Relay2 (us-east4) and Relay4 (eu-west6) Issue

Incident Report for Twingate

Postmortem

Components impacted

Relay clusters in us-east4 (Ashburn, Virginia) and europe-west6 (Zurich, Switzerland)

‌

Summary

We’ve recently been working on adding spot instance scaling to our Relay cluster infrastructure. On Feb 14th at 01:00 UTC, we initiated this upgrade process via a Terraform change to all of our Relay clusters globally, which took approximately 45 minutes to complete.

At 01:40 UTC, we noticed a decrease in the number of connections in two clusters (us-east4 and europe-west6) and started an investigation. We also engaged our cloud infrastructure provider proactively to rule out a regional cloud provider issue.

At 02:04 UTC, we disabled pods in the two affected clusters, which caused connected Clients and Connectors to re-connect to the next closest Relay cluster. Overall connection metrics were seen to be normal across the redistributed connections.

On further investigation, we determined that an error in our Terraform configuration affecting network firewall rules had caused the issue. At 03:30 UTC we corrected the error and redeployed the affected clusters, which resolved the issue.

‌

Root cause

An error in the deployed Terraform configuration removed a critical network tag, which was required to set the correct network firewall rules within our Relay cluster. The result was that Relay clusters were discoverable, but not reachable, leading to the deadlock state experienced by the Clients and Connectors attempting to attach to the affected clusters.

This issue only affected two of our Relay clusters because of a configuration difference that was dependent on the overall sizing of these clusters.
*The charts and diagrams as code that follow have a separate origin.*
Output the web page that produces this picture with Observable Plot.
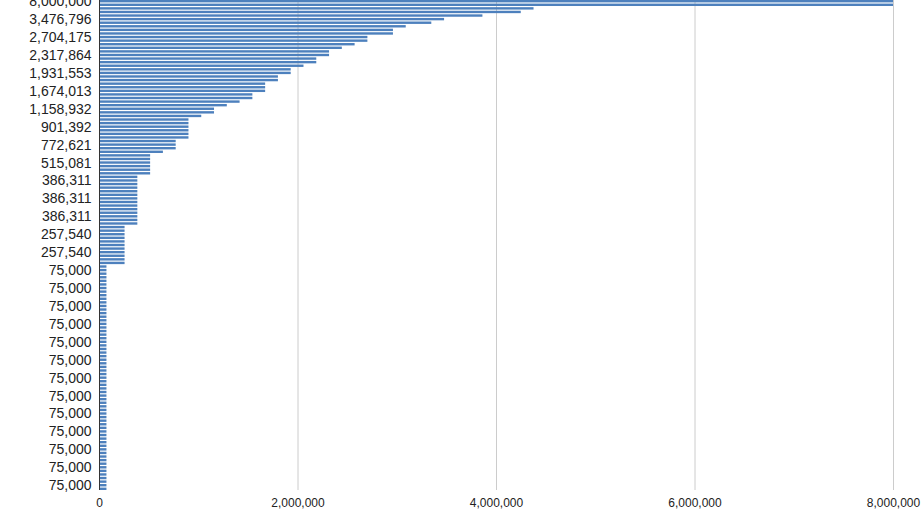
<!DOCTYPE html>
<html>
<head>
<meta charset="utf-8">
<script src="https://cdn.jsdelivr.net/npm/d3@7"></script>
<script src="https://cdn.jsdelivr.net/npm/@observablehq/plot@0.6"></script>
<style>
  html, body { margin: 0; padding: 0; background: #fff; }
  svg { display: block; }
</style>
</head>
<body>
<div id="chart"></div>
<script>
// Bar values, in rank order (top to bottom)
const values = [
  8000000, 8000000, 4378187, 4249417, 3863107, 3476796, 3348026, 3090485, 2961715, 2961715,
  2704175, 2704175, 2575404, 2446634, 2317864, 2317864, 2189094, 2189094, 2060324, 1931553,
  1931553, 1802783, 1802783, 1674013, 1674013, 1674013, 1545243, 1545243, 1416472, 1287702,
  1158932, 1158932, 1030162, 901392, 901392, 901392, 901392, 901392, 901392, 772621,
  772621, 772621, 643851, 515081, 515081, 515081, 515081, 515081, 515081, 386311,
  386311, 386311, 386311, 386311, 386311, 386311, 386311, 386311, 386311, 386311,
  386311, 386311, 386311, 257540, 257540, 257540, 257540, 257540, 257540, 257540,
  257540, 257540, 257540, 257540, 75000, 75000, 75000, 75000, 75000, 75000,
  75000, 75000, 75000, 75000, 75000, 75000, 75000, 75000, 75000, 75000,
  75000, 75000, 75000, 75000, 75000, 75000, 75000, 75000, 75000, 75000,
  75000, 75000, 75000, 75000, 75000, 75000, 75000, 75000, 75000, 75000,
  75000, 75000, 75000, 75000, 75000, 75000, 75000, 75000, 75000, 75000,
  75000, 75000, 75000, 75000, 75000, 75000, 75000, 75000, 75000, 75000,
  75000, 75000, 75000, 75000, 75000, 75000, 75000
];
// Category positions (ranks)
const ranks = values.map((v, i) => i);
// Ranks whose value is shown as a y tick label (every 5th)
const yTickRanks = ranks.filter(i => i % 5 === 0);
// X axis ticks
const xTicks = [0, 2000000, 4000000, 6000000, 8000000];

const fmt = d3.format(",");
const font = "Arial, 'Liberation Sans', sans-serif";

const chart = Plot.plot({
  width: 922,
  height: 509,
  marginLeft: 99,
  marginRight: 29,
  marginTop: 0,
  marginBottom: 19,
  style: { fontFamily: font, background: "#fff", overflow: "visible" },
  x: { domain: [0, 8000000] },
  y: { domain: ranks, paddingInner: 0.33, paddingOuter: 0 },
  marks: [
    Plot.gridX(xTicks.slice(1), { stroke: "#cccccc", strokeOpacity: 1, strokeWidth: 1 }),
    Plot.barX(values, { x: d => d, y: (d, i) => i, fill: "#4d80bd" }),
    Plot.ruleX([0], { stroke: "#333333", strokeWidth: 1 }),
    Plot.axisY(yTickRanks, {
      tickSize: 0, tickPadding: 8, fontSize: 14, fill: "#222",
      tickFormat: i => fmt(values[i])
    }),
    Plot.axisX(xTicks, {
      tickSize: 0, tickPadding: 8, fontSize: 12, fill: "#222",
      tickFormat: fmt
    })
  ]
});
document.getElementById("chart").appendChild(chart);
</script>
</body>
</html>
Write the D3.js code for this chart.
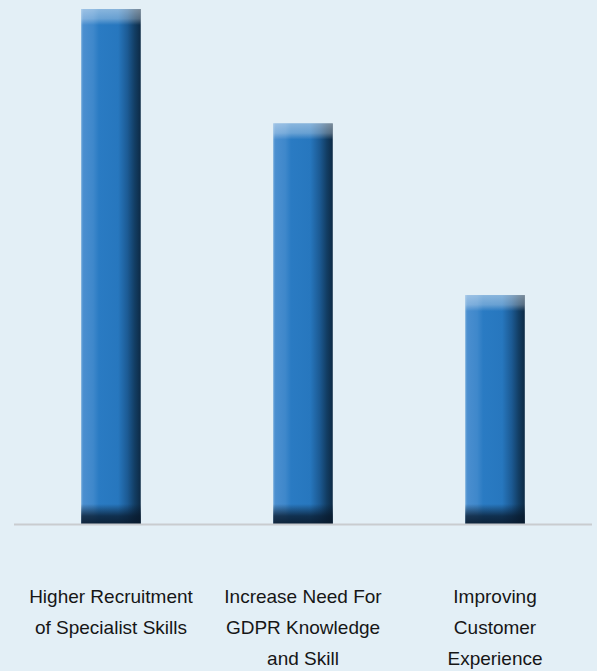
<!DOCTYPE html>
<html>
<head>
<meta charset="utf-8">
<script src="https://cdn.jsdelivr.net/npm/d3@7"></script>
<style>
  body { margin: 0; background: #e3eff6; }
  svg { display: block; }
  text { font-family: "Liberation Sans", Arial, sans-serif; }
</style>
</head>
<body>
<div id="chart"></div>
<script>
// chart data
const categories = [
  "Higher Recruitment of Specialist Skills",
  "Increase Need For GDPR Knowledge and Skill",
  "Improving Customer Experience"
];
const labelLines = [
  ["Higher Recruitment", "of Specialist Skills"],
  ["Increase Need For", "GDPR Knowledge", "and Skill"],
  ["Improving", "Customer", "Experience"]
];
const values = [45, 35, 20];

const width = 597, height = 671;
const margin = { left: 14, right: 5, top: 9, bottom: 147 };

const svg = d3.select("#chart").append("svg")
  .attr("width", width).attr("height", height);

svg.append("rect").attr("width", width).attr("height", height).attr("fill", "#e3eff6");

const x = d3.scaleBand()
  .domain(categories)
  .range([margin.left, width - margin.right])
  .paddingInner(0.69).paddingOuter(0.35);

const y = d3.scaleLinear()
  .domain([0, d3.max(values)])
  .range([height - margin.bottom, margin.top]);

const defs = svg.append("defs");

// horizontal shading across the bar
const side = defs.append("linearGradient").attr("id", "side")
  .attr("x1", 0).attr("x2", 1).attr("y1", 0).attr("y2", 0);
[[0, "#6aa4d8"], [0.04, "#4a8ecf"], [0.2, "#3f88cb"], [0.3, "#2a7bc3"],
 [0.62, "#2777be"], [0.78, "#1c5a93"], [0.9, "#123d63"], [1, "#0d2a45"]]
  .forEach(([o, c]) => side.append("stop").attr("offset", o).attr("stop-color", c));

// light cap on top
const cap = defs.append("linearGradient").attr("id", "cap")
  .attr("x1", 0).attr("x2", 0).attr("y1", 0).attr("y2", 1);
cap.append("stop").attr("offset", 0).attr("stop-color", "#ffffff").attr("stop-opacity", 0.45);
cap.append("stop").attr("offset", 0.6).attr("stop-color", "#ffffff").attr("stop-opacity", 0.3);
cap.append("stop").attr("offset", 1).attr("stop-color", "#ffffff").attr("stop-opacity", 0);

// dark shadow at the foot
const foot = defs.append("linearGradient").attr("id", "foot")
  .attr("x1", 0).attr("x2", 0).attr("y1", 0).attr("y2", 1);
foot.append("stop").attr("offset", 0).attr("stop-color", "#08182a").attr("stop-opacity", 0);
foot.append("stop").attr("offset", 0.6).attr("stop-color", "#08182a").attr("stop-opacity", 0.75);
foot.append("stop").attr("offset", 1).attr("stop-color", "#08182a").attr("stop-opacity", 0.9);

const bars = svg.append("g").selectAll("g")
  .data(categories.map((c, i) => ({ c, v: values[i] })))
  .join("g");

bars.append("rect")
  .attr("x", d => x(d.c)).attr("y", d => y(d.v))
  .attr("width", x.bandwidth()).attr("height", d => y(0) - y(d.v))
  .attr("fill", "url(#side)");

bars.append("rect")
  .attr("x", d => x(d.c)).attr("y", d => y(d.v))
  .attr("width", x.bandwidth()).attr("height", 16)
  .attr("fill", "url(#cap)");

bars.append("rect")
  .attr("x", d => x(d.c)).attr("y", y(0) - 20)
  .attr("width", x.bandwidth()).attr("height", 20)
  .attr("fill", "url(#foot)");

// baseline
svg.append("line")
  .attr("x1", margin.left).attr("x2", width - margin.right)
  .attr("y1", y(0) + 0.5).attr("y2", y(0) + 0.5)
  .attr("stroke", "#c9cccf").attr("stroke-width", 2);

// category labels
const labels = svg.append("g")
  .attr("font-size", 19).attr("fill", "#161616")
  .attr("text-anchor", "middle");

categories.forEach((c, i) => {
  const t = labels.append("text")
    .attr("x", x(c) + x.bandwidth() / 2).attr("y", 603);
  labelLines[i].forEach((line, j) => {
    t.append("tspan").attr("x", x(c) + x.bandwidth() / 2)
      .attr("dy", j === 0 ? 0 : 31).text(line);
  });
});
</script>
</body>
</html>
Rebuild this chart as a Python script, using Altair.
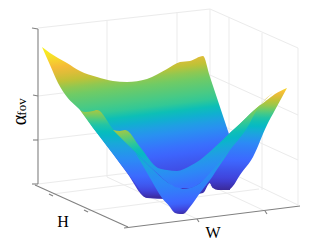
import altair as alt
import numpy as np
import pandas as pd

# colour map of the surface (level 0..1)
cmap_t = [0, .12, .25, .37, .48, .56, .66, .76, .85, .92, 1]
cmap_c = ["#3b2a98", "#4040d8", "#3d68ff", "#2b8cf5", "#19a8da", "#02bcc0",
          "#35c994", "#7ccb5c", "#c3c235", "#f5b83a", "#f8f01e"]

# surface sheets: x, upper edge, lower edge
back_x = [42, 50, 58, 67, 80, 97, 113, 127, 147, 167, 180, 190, 203, 210, 213, 230]
back_t = [47, 53, 58, 63, 71, 77, 81, 82, 79, 69, 62, 61, 56, 77, 86, 137]
back_b = [47, 65, 83, 97, 110, 133, 154, 173, 198, 199, 197, 195, 193, 183, 188, 190]
back_lv = ([52, 62, 75, 88, 99, 124.5, 134.5, 149.5, 169.5, 184, 209, 222],
           [1, .98, .92, .85, .76, .66, .56, .42, .27, .2, .1, 0])

tail_x = [210, 213, 218, 228, 233, 240, 253, 267, 275, 287]
tail_t = [158, 155, 150, 135, 130, 124, 111, 100, 94, 88]
tail_b = [183, 188, 190, 190, 186, 175, 157, 125, 110, 88]
tail_lv = ([88, 93, 105, 118, 125, 143, 165, 180, 190], [.97, .92, .8, .62, .56, .36, .22, .12, 0])

mid_x = [113, 120, 125, 140, 158, 167, 177, 190, 200, 215, 230, 247, 258, 273, 287]
mid_t = [130, 131, 130, 147, 168, 170, 171, 166, 160, 147, 133, 117, 107, 93, 88]
mid_b = [130, 137, 142, 157, 174, 182, 188, 188, 183, 170, 150, 128, 108, 93, 88]
mid_lv = ([140, 143, 153, 172, 196, 203, 220, 240], [.97, .92, .8, .6, .42, .38, .27, .2])

left_x = [80, 85, 93, 97, 113, 140, 145, 162]
left_t = [110, 112, 111, 110, 129, 157, 162, 178]
left_b = [110, 117, 128, 133, 154, 190, 197, 198]
left_lv = ([110, 125, 145, 165, 185, 192, 198], [.82, .62, .47, .33, .2, .12, 0])

vee_x = [135, 150, 162, 170, 172, 175, 180, 183, 190, 200, 210, 220, 230]
vee_t = [152, 167, 178, 184, 185, 187, 188, 189, 188, 183, 173, 162, 150]
vee_b = [152, 178, 198, 207, 210, 213, 214, 214, 207, 193, 180, 165, 150]
vee_lv = ([171, 190, 206, 222, 228, 233], [.52, .4, .33, .23, .13, 0])

# box of the 3-D axes: x, y, x2, y2
grid = [
    (38, 28, 210, 9), (210, 9, 298, 48), (298, 48, 298, 205), (210, 9, 210, 163),
    (107, 20, 107, 177), (177, 12, 177, 170), (229, 17, 229, 172), (262, 33, 262, 190),
    (38, 96, 210, 75), (38, 140, 210, 120), (210, 75, 298, 115), (210, 120, 298, 160),
    (38, 184, 210, 163), (210, 163, 298, 205),
    (53, 194, 224, 172), (88, 211, 259, 189), (197, 219, 107, 177), (265, 211, 177, 170),
]
axes = [
    (38, 29, 38, 184), (35, 185, 128, 227), (124, 228, 300, 206),
    (32, 28, 38, 29), (33, 95, 38, 96), (33, 140, 38, 140), (32, 184, 38, 184),
    (49, 194, 53, 196), (84, 210, 88, 212), (197, 219, 199, 222), (265, 211, 267, 214),
]
labels = [
    ("H", 63, 222, 16, 0), ("W", 213, 233, 16, 0),
    ("α", 20, 120, 20, 270), ("fov", 22, 107, 13, 270),
]

sx = alt.Scale(domain=[8, 304])
sy = alt.Scale(domain=[243, 8])


def colour(t):
    rgb = np.array([[int(c[i:i + 2], 16) for i in (1, 3, 5)] for c in cmap_c], float)
    return "#%02x%02x%02x" % tuple(int(round(np.interp(t, cmap_t, rgb[:, i]))) for i in range(3))


def sheet(xs, top, bot, levels, k):
    xs_, top_, bot_ = map(np.array, (xs, top, bot))
    x0, x1 = xs_.min(), xs_.max()
    y0, y1 = top_.min(), bot_.max()
    W, H = x1 - x0, y1 - y0
    s = (k * W + H) / ((k * W) ** 2 + H ** 2)
    zmin = y0 + k * x0
    zspan = H + k * W
    stops = []
    for i in range(25):
        off = i / 24
        t = float(np.interp(zmin + off * zspan, levels[0], levels[1]))
        stops.append(alt.GradientStop(offset=off, color=colour(t)))
    grad = alt.LinearGradient(gradient="linear", stops=stops,
                              x1=0, y1=0, x2=float(k * W * s), y2=float(H * s))
    df = pd.DataFrame({"x": xs, "t": top, "b": bot})
    return alt.Chart(df).mark_area(color=grad, opacity=1, interpolate="monotone").encode(
        x=alt.X("x:Q", scale=sx, axis=None),
        y=alt.Y("t:Q", scale=sy, axis=None),
        y2="b:Q",
    )


def rules(rows, colour_, w):
    df = pd.DataFrame(rows, columns=["x", "y", "x2", "y2"])
    return alt.Chart(df).mark_rule(color=colour_, strokeWidth=w).encode(
        x=alt.X("x:Q", scale=sx, axis=None),
        y=alt.Y("y:Q", scale=sy, axis=None),
        x2="x2:Q", y2="y2:Q",
    )


text_layers = []
for s, x, y, size, ang in labels:
    df = pd.DataFrame({"s": [s], "x": [x], "y": [y]})
    text_layers.append(
        alt.Chart(df).mark_text(font="Liberation Serif", fontSize=size, angle=ang,
                                align="center", baseline="middle", color="#000000").encode(
            x=alt.X("x:Q", scale=sx, axis=None),
            y=alt.Y("y:Q", scale=sy, axis=None),
            text="s:N",
        )
    )

chart = alt.layer(
    rules(grid, "#ebebeb", 1),
    rules(axes, "#808080", 1.1),
    sheet(back_x, back_t, back_b, back_lv, 0.122),
    sheet(tail_x, tail_t, tail_b, tail_lv, 0),
    sheet(left_x, left_t, left_b, left_lv, 0),
    sheet(mid_x, mid_t, mid_b, mid_lv, 0.18),
    sheet(vee_x, vee_t, vee_b, vee_lv, 0.1),
    *text_layers,
).properties(width=296, height=235, padding=0, autosize=alt.AutoSizeParams(type="none")
).configure_view(stroke=None)

chart.save("out.html", embed_options={"renderer": "svg", "actions": False})
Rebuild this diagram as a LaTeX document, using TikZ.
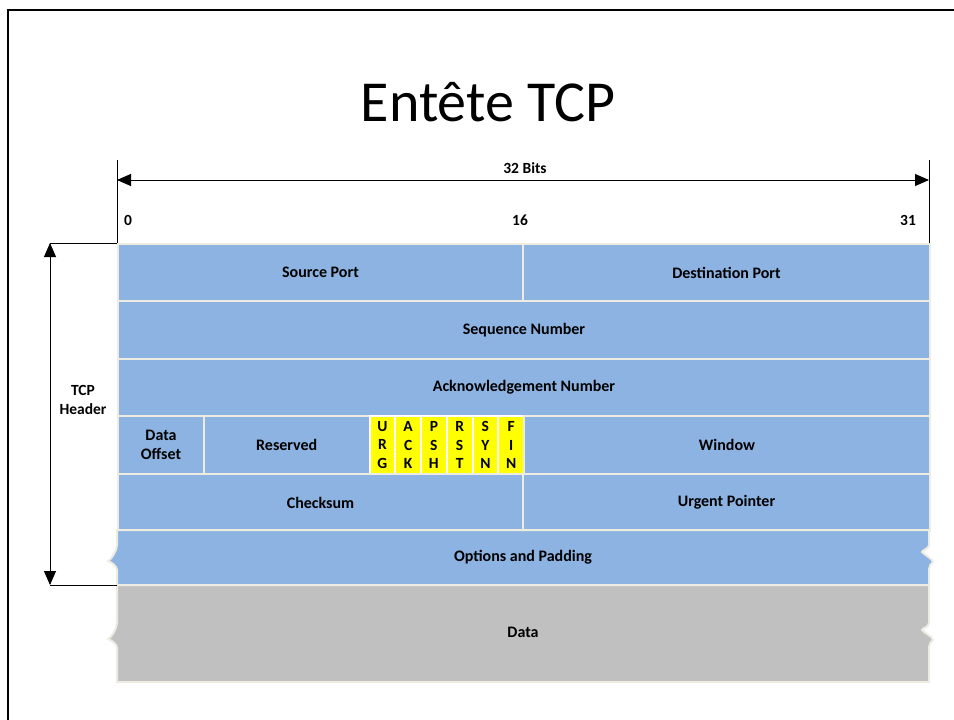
\documentclass[tikz,border=0pt]{standalone}
\usepackage{fontspec}
\setmainfont{Carlito}
\usetikzlibrary{arrows.meta}
\definecolor{rowblue}{HTML}{8DB3E2}
\definecolor{datagrey}{HTML}{C0C0C0}
\definecolor{edgecream}{HTML}{EEECE1}
\definecolor{flagyellow}{HTML}{FFFF00}
\tikzset{
  cell/.style={draw=edgecream, line width=2pt, fill=rowblue, inner sep=0pt,
    anchor=north west, align=center, font=\bfseries\fontsize{16}{19}\selectfont},
  flagcell/.style={draw=white, line width=2pt, fill=flagyellow, inner sep=0pt,
    anchor=north west, align=center, minimum width=25.75pt, minimum height=58pt,
    font=\bfseries\fontsize{15.5}{18.5}\selectfont},
  lbl/.style={font=\bfseries\fontsize{15.5}{18}\selectfont, inner sep=0pt},
  dimline/.style={line width=0.9pt},
  dimarrow/.style={line width=0.9pt, {Triangle[length=14pt,width=12pt]}-{Triangle[length=14pt,width=12pt]}}
}
\newcommand{\tornbox}[4]{%
  \path[draw=edgecream, line width=2pt, fill=#3]
    (117,#1) -- (929,#1)
    -- ++(0,{#4-#1+15})
    .. controls ++(0,4) and ++(0,-2) .. ++(-7,7)
    .. controls ++(4,4) and ++(0,-3) .. ++(11,10)
    .. controls ++(-2,2) and ++(0,-3) .. ++(-4,7)
    -- (929,#2) -- (117,#2)
    -- (117,{#4+40})
    .. controls ++(0,-4) and ++(3,1) .. ++(-9,-9)
    .. controls ++(4,-3) and ++(-3,6) .. ++(8,-11)
    .. controls ++(1,-3) and ++(0,3) .. ++(1,-5)
    -- cycle;}
\begin{document}
\begin{tikzpicture}[x=1pt,y=-1pt]
\useasboundingbox (0,0) rectangle (954,720);
% slide frame
\draw[line width=2pt] (8,720) -- (8,10) -- (954,10);
% title
\node[font=\fontsize{58}{64}\selectfont, inner sep=0pt] (title) at (488,102) {Entête TCP};

% bit ruler
\coordinate (rl0) at (117,160); \coordinate (rl1) at (117,243);
\coordinate (rr0) at (929,160); \coordinate (rr1) at (929,243);
\draw[dimline] (rl0) -- (rl1);
\draw[dimline] (rr0) -- (rr1);
\coordinate (al) at (117,180); \coordinate (ar) at (929,180);
\draw[dimarrow] (al) -- (ar);
\node[lbl] (bits) at (525,168) {32 Bits};
\node[lbl] (b0) at (128,220) {0};
\node[lbl] (b16) at (520,220) {16};
\node[lbl] (b31) at (908,220) {31};

% header rows
\node[cell, minimum width=405pt, minimum height=57pt] (sp) at (117,243) {Source Port};
\node[cell, minimum width=407pt, minimum height=57pt] (dp) at (522,243) {Destination Port};
\node[cell, minimum width=812pt, minimum height=58pt] (seq) at (117,300) {Sequence Number};
\node[cell, minimum width=812pt, minimum height=57pt] (ack) at (117,358) {Acknowledgement Number};
\node[cell, minimum width=86pt, minimum height=58pt, font=\bfseries\fontsize{16}{18.5}\selectfont] (off) at (117,415) {Data\\Offset};
\node[cell, minimum width=165.5pt, minimum height=58pt] (res) at (203,415) {Reserved};
\node[flagcell] (urgf) at (368.5,415) {U\\R\\G};
\node[flagcell] (ackf) at (394.25,415) {A\\C\\K};
\node[flagcell] (pshf) at (420,415) {P\\S\\H};
\node[flagcell] (rstf) at (445.75,415) {R\\S\\T};
\node[flagcell] (synf) at (471.5,415) {S\\Y\\N};
\node[flagcell] (finf) at (497.25,415) {F\\I\\N};
\node[cell, minimum width=406pt, minimum height=58pt] (win) at (523,415) {Window};
\node[cell, minimum width=405pt, minimum height=57pt] (chk) at (117,473) {Checksum};
\node[cell, minimum width=407pt, minimum height=57pt] (urg) at (522,473) {Urgent Pointer};

% options row and data, with torn edges
\tornbox{530}{585}{rowblue}{530}
\tornbox{585}{682}{datagrey}{608}
\node[lbl, font=\bfseries\fontsize{16}{19}\selectfont] (opt) at (523,557) {Options and Padding};
\node[lbl, font=\bfseries\fontsize{16}{19}\selectfont] (data) at (523,632) {Data};

% header span marker
\coordinate (ht) at (50,243); \coordinate (hb) at (50,585);
\coordinate (htr) at (117,243); \coordinate (hbr) at (117,585);
\draw[dimline] (ht) -- (htr);
\draw[dimline] (hb) -- (hbr);
\draw[dimarrow] (ht) -- (hb);
\node[lbl, align=center, font=\bfseries\fontsize{15.5}{19}\selectfont] (hdr) at (83,400) {TCP\\Header};
\end{tikzpicture}
\end{document}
This ultimately hid the issue during testing in our staging environment because this cluster sizing difference, which in turn leads to different configuration outcomes, was not accurately reflected.

‌

Corrective actions

We are taking the following short term actions, some of which are already completed, to avoid this problem in the future:

Accurately reflect Relay cluster sizing and configuration differences in our staging environment.
Auto-create plans for all environments, including all configuration variations in product, with feature development branches.
Enhance Relay health checks to ensure clusters are non-discoverable to Connectors and Clients if the necessary network firewall tag is not in place.
Research and implement staggered rollouts with Terraform for our Relay cluster infrastructure.

We also have medium term plans to add multi-cluster connectivity to our Connectors to handle regional Relay cluster problems automatically.

Posted Feb 17, 2023 - 16:47 UTC

Resolved

We have identified the issue and a fix is implemented. Both relays clusters are healthy and processing requests.

Posted Feb 14, 2023 - 03:34 UTC

Identified

We found issues with 2 of our relay clusters, one in US (region: Virgina and one in Europe (region: Zurich). While we are working on bringing them up, the connectors and clients should have automatically reconnected to the other relay clusters, which may cause some slowness for some customers closer to those clusters since now they need to connect to other clusters.

Posted Feb 14, 2023 - 02:37 UTC

Investigating

We see issues with one of our relay clusters (US relay cluster 2) and investigating.

Posted Feb 14, 2023 - 02:06 UTC

This incident affected: Data Plane (Americas Relays, Peer-to-Peer).